Slate - July 14
Watching former Virginia Gov. Mark Warner tour the glass and concrete Pappajohn Higher Education Center in Des Moines gives me flashbacks to 2000, when I followed then-Gov. George W. Bush to countless identical education-related events. Here I am, six years later, walking a few paces behind another businessman turned red-state governor. Warner, too, is focusing on education, promising to change his party by broadening its traditional base and, most significantly, running for president.
But then Warner stops his tour guide and short-circuits my flashback. I expect the perfunctory question or two that Bush asks at such events. Bush uses these appearances not to gain information but to create a scenic backdrop for his programmed message of the day. But Warner starts quizzing his host about advance-placement testing, articulation agreements for credit sharing, and how to educate different student populations. What's he doing? Shouldn't somebody step in and save him before he makes a flub?
Later, speaking to Democratic activists, Warner makes fun of his early business failures. (Business failure is another trait he shares with the president.) Warner can joke because he reversed the curse, creating more than 60 new businesses as a venture capitalist after 20 years at Nextel, the phone company he co-founded. When a ring tone interrupts Warner at one stop, he doesn't glare at the offender, as Bush famously does. he offers instead his favorite line: "Please leave it on. When I hear that, I hear ka-ching."

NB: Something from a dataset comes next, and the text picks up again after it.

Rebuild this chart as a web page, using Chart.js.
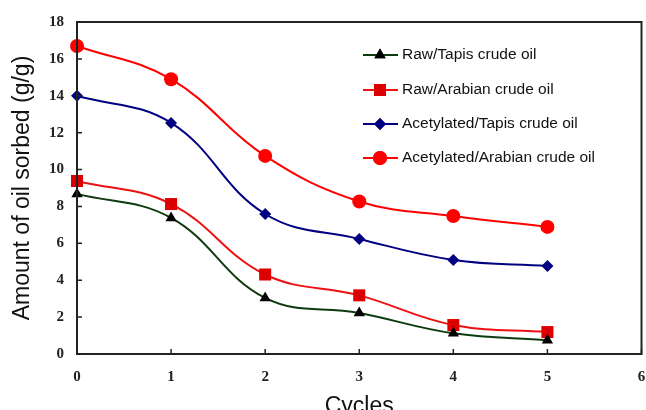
<!DOCTYPE html>
<html>
<head>
<meta charset="utf-8">
<script src="https://cdn.jsdelivr.net/npm/chart.js@4/dist/chart.umd.min.js"></script>
<style>
  html, body { margin: 0; padding: 0; background: #fff; overflow: hidden; }
  #wrap { width: 650px; height: 422px; position: relative; }
</style>
</head>
<body>
<div id="wrap"><canvas id="chart"></canvas></div>
<script>
// cycles on the x axis
const cycles = [0, 1, 2, 3, 4, 5];

// amount of oil sorbed (g/g)
const rawTapis = [8.68, 7.38, 3.04, 2.22, 1.12, 0.75];
const rawArabian = [9.38, 8.13, 4.31, 3.18, 1.57, 1.19];
const acetTapis = [14.0, 12.53, 7.59, 6.24, 5.1, 4.77];
const acetArabian = [16.7, 14.9, 10.74, 8.27, 7.48, 6.89];

const seriesNames = ["Raw/Tapis crude oil", "Raw/Arabian crude oil", "Acetylated/Tapis crude oil", "Acetylated/Arabian crude oil"];

const xTicks = [0, 1, 2, 3, 4, 5, 6];
const yTicks = [0, 2, 4, 6, 8, 10, 12, 14, 16, 18];

function pairs(vals) {
    return cycles.map((c, i) => ({ x: c, y: vals[i] }));
}

const datasets = [
    { label: seriesNames[0], data: pairs(rawTapis), borderColor: "#0d3b0d", backgroundColor: "#000", pointStyle: "triangle", pointRadius: 6.5 },
    { label: seriesNames[1], data: pairs(rawArabian), borderColor: "#ee1111", backgroundColor: "#dd0000", pointStyle: "rect", pointRadius: 8.5 },
    { label: seriesNames[2], data: pairs(acetTapis), borderColor: "#000080", backgroundColor: "#000080", pointStyle: "rectRot", pointRadius: 6 },
    { label: seriesNames[3], data: pairs(acetArabian), borderColor: "#ff0000", backgroundColor: "#ff0000", pointStyle: "circle", pointRadius: 7 }
].map(d => Object.assign(d, {
    borderWidth: 2,
    tension: 0.4,
    clip: false,
    pointBorderWidth: 0,
    pointBorderColor: d.backgroundColor,
    pointHoverRadius: d.pointRadius
}));

// box round the plot, inward ticks and the legend
const frame = {
    id: "frame",
    afterDraw(chart) {
        const ctx = chart.ctx;
        const a = chart.chartArea;
        const xs = chart.scales.x, ys = chart.scales.y;
        ctx.save();
        ctx.strokeStyle = "#222";
        ctx.lineWidth = 2;
        ctx.strokeRect(a.left, a.top, a.right - a.left, a.bottom - a.top);
        ctx.lineWidth = 1.5;
        ctx.beginPath();
        xTicks.forEach(t => {
            const px = xs.getPixelForValue(t);
            ctx.moveTo(px, a.bottom);
            ctx.lineTo(px, a.bottom - 5);
        });
        yTicks.forEach(t => {
            const py = ys.getPixelForValue(t);
            ctx.moveTo(a.left, py);
            ctx.lineTo(a.left + 5, py);
        });
        ctx.stroke();

        // legend
        ctx.font = "15.5px 'Liberation Sans', Arial, sans-serif";
        ctx.textBaseline = "middle";
        const rows = [55, 90, 124, 158];
        chart.data.datasets.forEach((ds, i) => {
            const y = rows[i];
            ctx.strokeStyle = ds.borderColor;
            ctx.lineWidth = 2;
            ctx.beginPath();
            ctx.moveTo(363, y);
            ctx.lineTo(398, y);
            ctx.stroke();
            ctx.fillStyle = ds.backgroundColor;
            Chart.helpers.drawPoint(ctx, { pointStyle: ds.pointStyle, radius: ds.pointRadius, rotation: 0, borderWidth: 0 }, 380, y);
            ctx.fill();
            ctx.fillStyle = "#111";
            ctx.fillText(ds.label, 402, y);
        });
        ctx.restore();
    }
};

const tickFont = { family: "'Liberation Serif', 'Times New Roman', serif", size: 15, weight: "bold" };
const titleFont = { family: "'Liberation Sans', Arial, sans-serif", size: 23 };

new Chart(document.getElementById("chart"), {
    type: "line",
    data: { datasets },
    options: {
        responsive: true,
        maintainAspectRatio: false,
        animation: false,
        layout: { padding: { top: 14, right: 1, left: 0, bottom: 0 } },
        plugins: { legend: { display: false }, tooltip: { enabled: false } },
        scales: {
            x: {
                type: "linear",
                min: 0, max: 6,
                afterBuildTicks: s => { s.ticks = xTicks.map(v => ({ value: v })); },
                grid: { display: false, drawTicks: false },
                border: { display: false },
                ticks: { color: "#222", font: tickFont, padding: 14 },
                title: { display: true, text: "Cycles", color: "#111", font: titleFont, padding: { top: 0, bottom: 2 } },
                afterFit: s => { s.height = 68; s.paddingLeft = 0; s.paddingRight = 0; }
            },
            y: {
                min: 0, max: 18,
                afterBuildTicks: s => { s.ticks = yTicks.map(v => ({ value: v })); },
                grid: { display: false, drawTicks: false },
                border: { display: false },
                ticks: { color: "#222", font: tickFont, padding: 13 },
                title: { display: true, text: "Amount of oil sorbed (g/g)", color: "#111", font: titleFont, padding: { top: 9, bottom: 0 } },
                afterFit: s => { s.width = 77; }
            }
        }
    },
    plugins: [frame]
});
</script>
</body>
</html>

Unlike Hillary Clinton, or any of his other likely primary challengers - almost all of whom are from the senatorial class - Warner can talk about specific recent accomplishments: improving test scores, balancing the budget, and reforming tax code. His central theme, "ensuring a fair shot for everyone," lifts from being a mere standard progressive platitude when he talks about how he wants to guarantee that others have a chance to fail and succeed as he did. Since he made his fortune recognizing before others that cell phones would be popular, he's also smart to frame his campaign as "not so much about red versus blue but the future versus the past."